EPJ Web of Conferences (Jan 2020)

ANaN — ANalyse And Navigate: Debugging Compute Clusters with Techniques from Functional Programming and Text Stream Processing

  • Adler Alexander,
  • Kebschull Udo

DOI
https://doi.org/10.1051/epjconf/202024501041
Journal volume & issue
Vol. 245
p. 01041

Abstract

Read online

Monitoring is an indispensable tool for the operation of any large installation of grid or cluster computing, be it high energy physics or elsewhere. Usually, monitoring is configured to collect a small amount of data, just enough to enable detection of abnormal conditions. Once detected, the abnormal condition is handled by gathering all information from the affected components. This data is processed by querying it in a manner similar to a database. This contribution shows how the metaphor of a debugger (for software applications) can be transferred to a compute cluster.
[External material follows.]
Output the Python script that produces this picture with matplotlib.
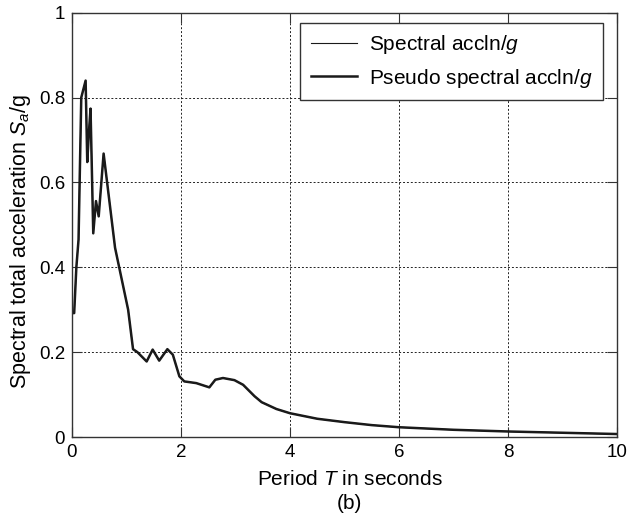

The concepts of variables, assertions and breakpoints that are used in debugging can be applied to monitoring by defining variables as the quantities recorded by monitoring and breakpoints as invariants formulated via these variables. It is found that embedding fragments of a data extracting and reporting tool such as the UNIX tool awk facilitates concise notations for commonly used variables since tools like awk are designed to process large event streams (in textual representations) with bounded memory. A functional notation similar to both the pipe notation used in the UNIX shell and the point-free style used in functional programming simplify the combination of variables that commonly occur when formulating breakpoints.